◆ Written task: Every line containing the word "diagram" needs to be found and copied.

◆ Supplied records:

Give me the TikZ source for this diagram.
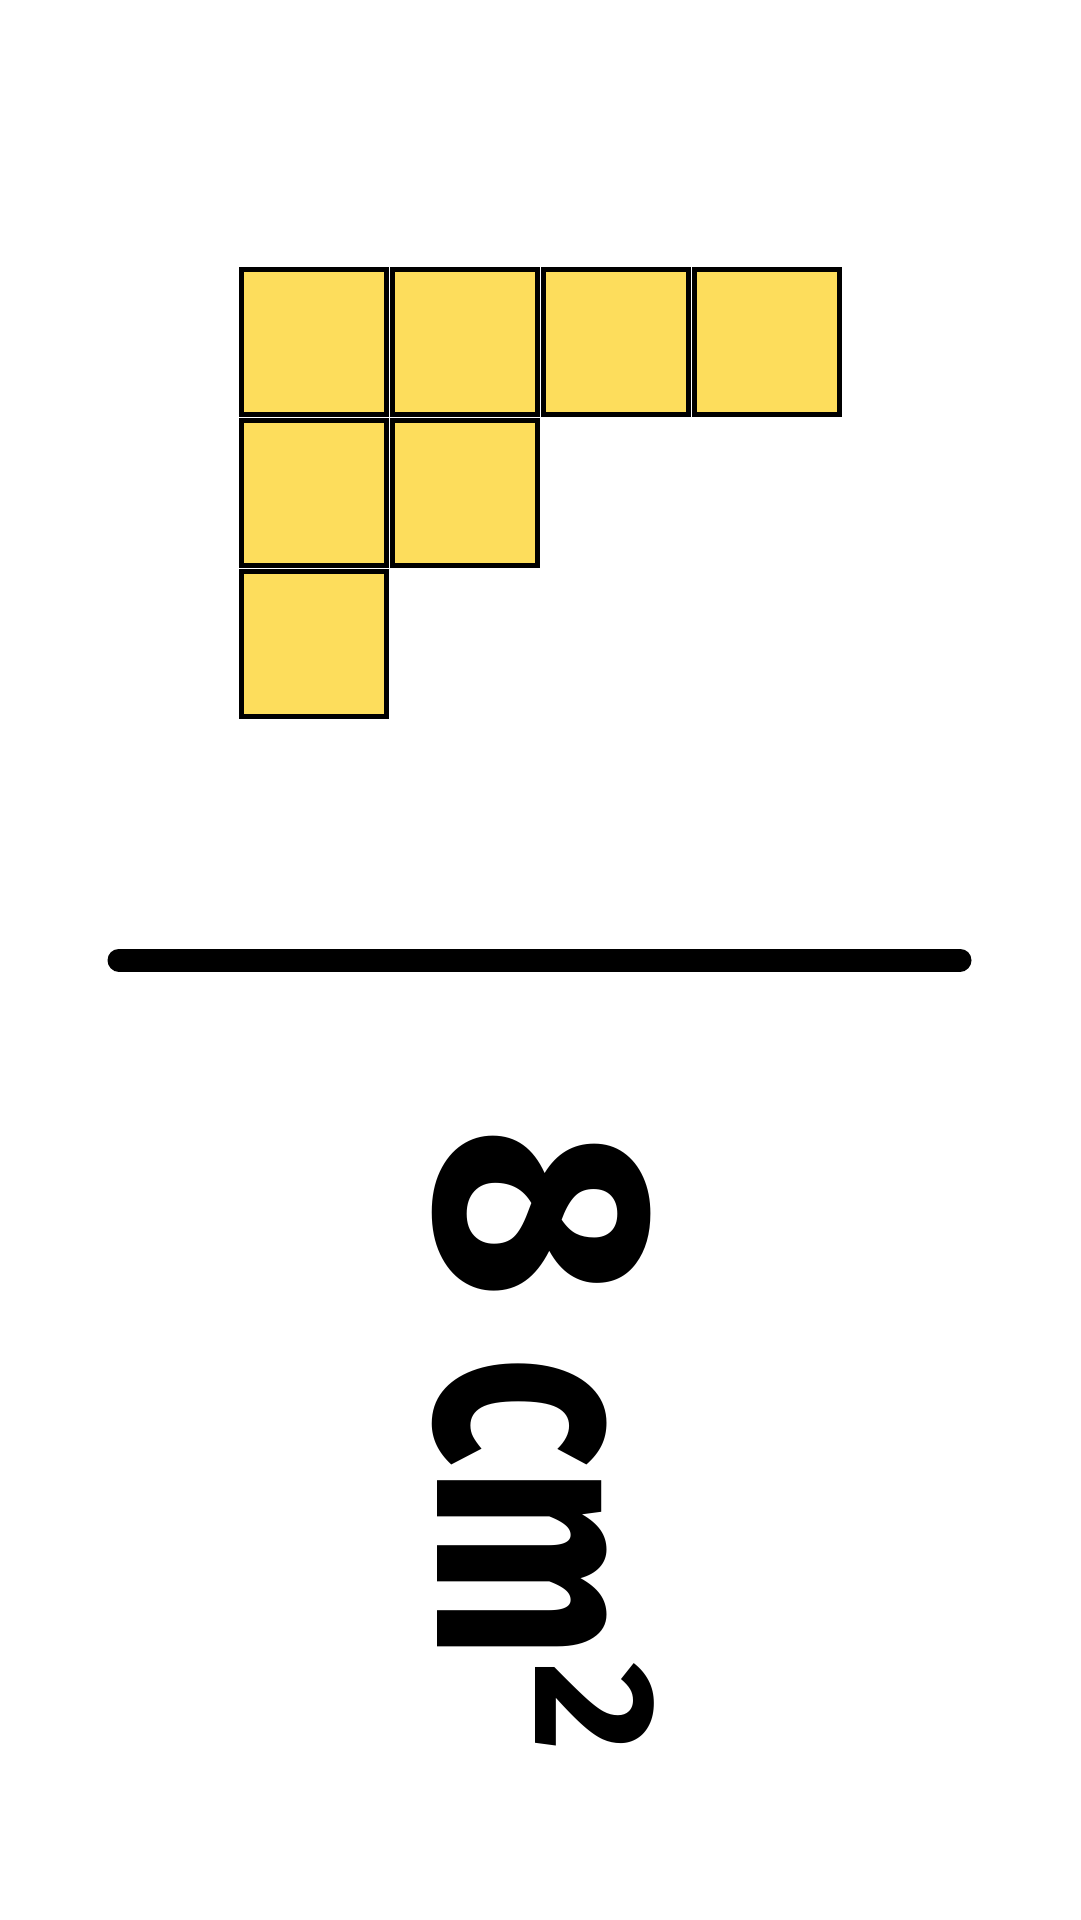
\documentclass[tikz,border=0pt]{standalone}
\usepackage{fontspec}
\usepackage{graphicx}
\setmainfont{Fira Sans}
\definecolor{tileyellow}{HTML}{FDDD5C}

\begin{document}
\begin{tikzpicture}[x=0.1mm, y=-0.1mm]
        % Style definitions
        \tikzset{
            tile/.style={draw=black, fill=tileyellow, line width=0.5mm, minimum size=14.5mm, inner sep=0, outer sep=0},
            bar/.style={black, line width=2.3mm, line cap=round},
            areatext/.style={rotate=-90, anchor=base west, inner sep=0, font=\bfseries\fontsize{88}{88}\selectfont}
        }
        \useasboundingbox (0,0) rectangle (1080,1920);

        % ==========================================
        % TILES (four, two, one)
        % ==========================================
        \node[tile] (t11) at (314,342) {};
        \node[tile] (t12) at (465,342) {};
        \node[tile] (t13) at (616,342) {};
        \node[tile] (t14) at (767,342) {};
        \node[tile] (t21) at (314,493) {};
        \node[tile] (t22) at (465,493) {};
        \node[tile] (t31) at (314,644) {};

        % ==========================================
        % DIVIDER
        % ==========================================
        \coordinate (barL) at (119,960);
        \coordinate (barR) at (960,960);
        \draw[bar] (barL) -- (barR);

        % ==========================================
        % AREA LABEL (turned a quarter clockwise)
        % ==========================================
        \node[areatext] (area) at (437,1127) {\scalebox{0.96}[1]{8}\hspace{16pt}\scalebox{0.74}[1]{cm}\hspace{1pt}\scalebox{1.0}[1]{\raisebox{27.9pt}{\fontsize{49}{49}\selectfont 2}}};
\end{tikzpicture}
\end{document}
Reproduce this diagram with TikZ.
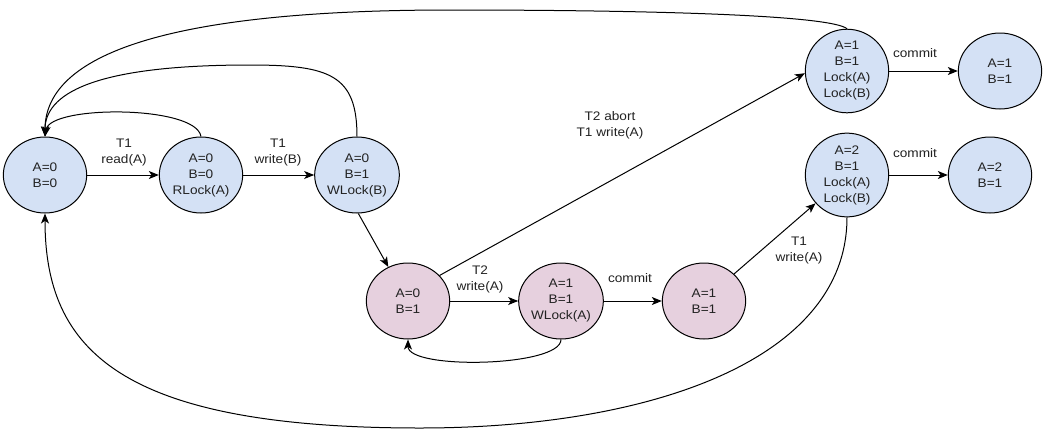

◆ Written solution:
Give me the TikZ source for this diagram.
Reproduce this diagram with TikZ.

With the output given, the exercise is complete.